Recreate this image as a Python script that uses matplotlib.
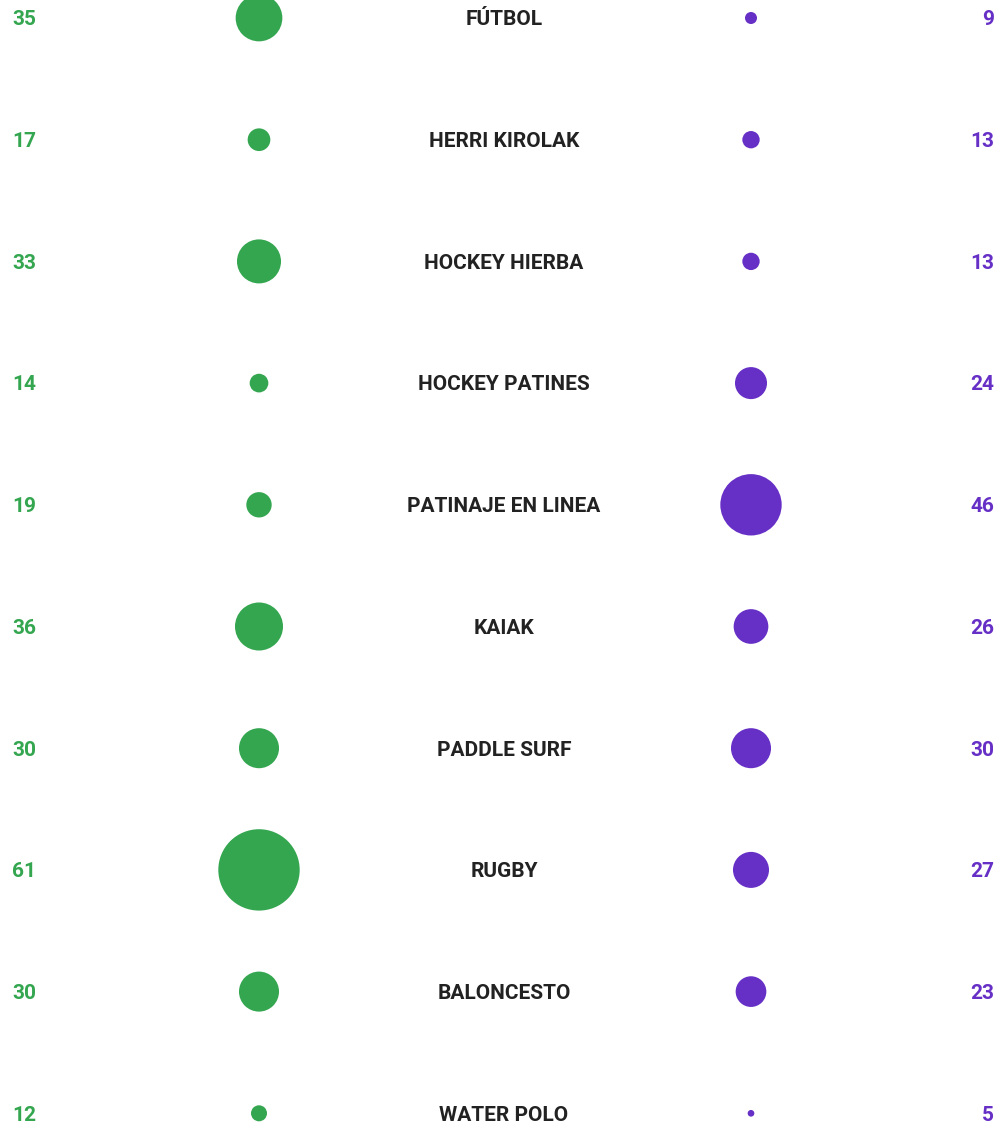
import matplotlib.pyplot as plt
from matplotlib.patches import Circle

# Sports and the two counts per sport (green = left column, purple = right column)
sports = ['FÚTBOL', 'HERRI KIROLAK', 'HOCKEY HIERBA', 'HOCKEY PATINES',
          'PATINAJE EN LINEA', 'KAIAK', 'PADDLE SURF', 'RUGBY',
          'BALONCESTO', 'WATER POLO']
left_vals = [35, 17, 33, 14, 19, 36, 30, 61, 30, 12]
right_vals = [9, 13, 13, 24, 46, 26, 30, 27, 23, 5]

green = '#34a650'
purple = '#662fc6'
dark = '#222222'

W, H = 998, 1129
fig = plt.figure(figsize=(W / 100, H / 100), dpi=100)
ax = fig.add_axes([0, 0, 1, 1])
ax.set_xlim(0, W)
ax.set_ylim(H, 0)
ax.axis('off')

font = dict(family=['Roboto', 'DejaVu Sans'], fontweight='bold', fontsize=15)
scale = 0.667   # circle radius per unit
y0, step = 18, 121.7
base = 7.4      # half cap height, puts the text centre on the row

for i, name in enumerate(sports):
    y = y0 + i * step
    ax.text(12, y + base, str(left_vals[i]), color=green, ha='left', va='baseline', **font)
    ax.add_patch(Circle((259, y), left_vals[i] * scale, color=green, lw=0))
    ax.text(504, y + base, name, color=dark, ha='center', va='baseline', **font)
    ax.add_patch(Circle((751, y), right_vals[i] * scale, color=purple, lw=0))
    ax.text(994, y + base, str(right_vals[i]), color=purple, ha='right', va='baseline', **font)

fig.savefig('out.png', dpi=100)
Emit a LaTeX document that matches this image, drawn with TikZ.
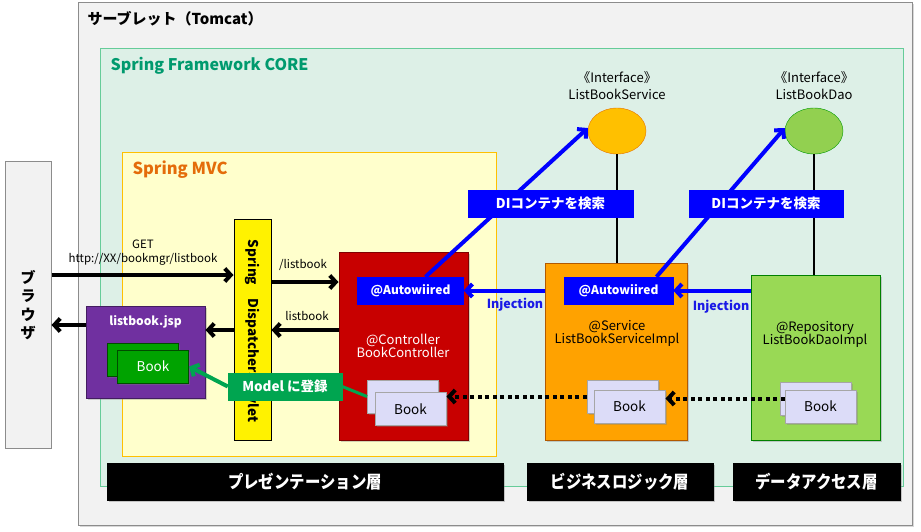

Given request:
In the entries above, find lines with "image" and copy each.

Response for this exercise:
Recreate this image as a Python script that uses matplotlib.
Emit a LaTeX document that matches this image, drawn with TikZ.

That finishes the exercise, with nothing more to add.